Diesel engine fuel efficiency

[BabaYaga]

Hi all,

I’m trying to calculate the fuel efficiency of my diesel engine, but I don’t get a sensible answer and I’m not at all sure if I read and understand the curves of the engine diagram correctly.
I’d be most grateful if someone could point me in the right direction.
This is my example:
I have 20 bhp engine (14,9 kW) with a declared output of 13,1 kW, measured on the shaft as I understad it. These numbers are at full revs (3 600 rpm). But at full speed the fuel consumtion curve says 4.5 liters/h, so normally I would reduce rpm to say 2 700.
At this engine speed I believe I can read from the curves that fuel consumption is 2 litres/h and that the shaft output is 12 kW.
Now, if I was to run the boat at this engine speed for one hour – would that mean that I had got 12 kWh of mechanical energy out of the engine? If not, how much?
The reason for asking is as follows: Diesel is known to contain something like 9,9 kWh of chemical energy per litre. If that’s correct, I would during my one hour run have had 12 kWh of mechanical energy out of roughly 20 kWh of chemical energy (2 litres of diesel).
That would equal an efficiency of some 60 percent, which just can’t be right. Or can it? From what I read diesel engines should be about 35 percent efficient in converting chemical energy to mechanical energy, probably less for a small machine at 2/3 speed.
So where do I go wrong – in reading the curves, in calculating, in thinking or all three?

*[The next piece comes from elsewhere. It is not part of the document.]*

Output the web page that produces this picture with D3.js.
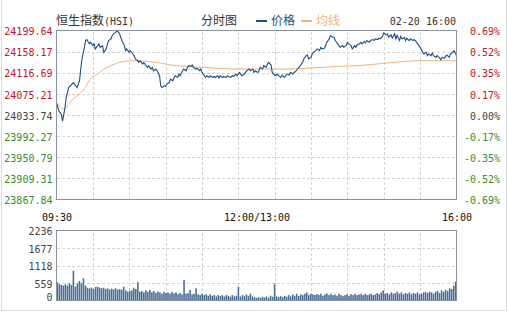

(I should have posted this to a forum hosted by Theoretical Boat Owner, if there was one).

 

[Canopy Locked]

Given the price of fuel, I would simply give thanks that your engine only used 2 L /Hr !

 

[jason -and the arguenauts]

Hi all,

I’m trying to calculate the fuel efficiency of my diesel engine, but I don’t get a sensible answer and I’m not at all sure if I read and understand the curves of the engine diagram correctly.
I’d be most grateful if someone could point me in the right direction.
This is my example:
I have 20 bhp engine (14,9 kW) with a declared output of 13,1 kW, measured on the shaft as I understad it. These numbers are at full revs (3 600 rpm). But at full speed the fuel consumtion curve says 4.5 liters/h, so normally I would reduce rpm to say 2 700.
At this engine speed I believe I can read from the curves that fuel consumption is 2 litres/h and that the shaft output is 12 kW.
Now, if I was to run the boat at this engine speed for one hour – would that mean that I had got 12 kWh of mechanical energy out of the engine? If not, how much?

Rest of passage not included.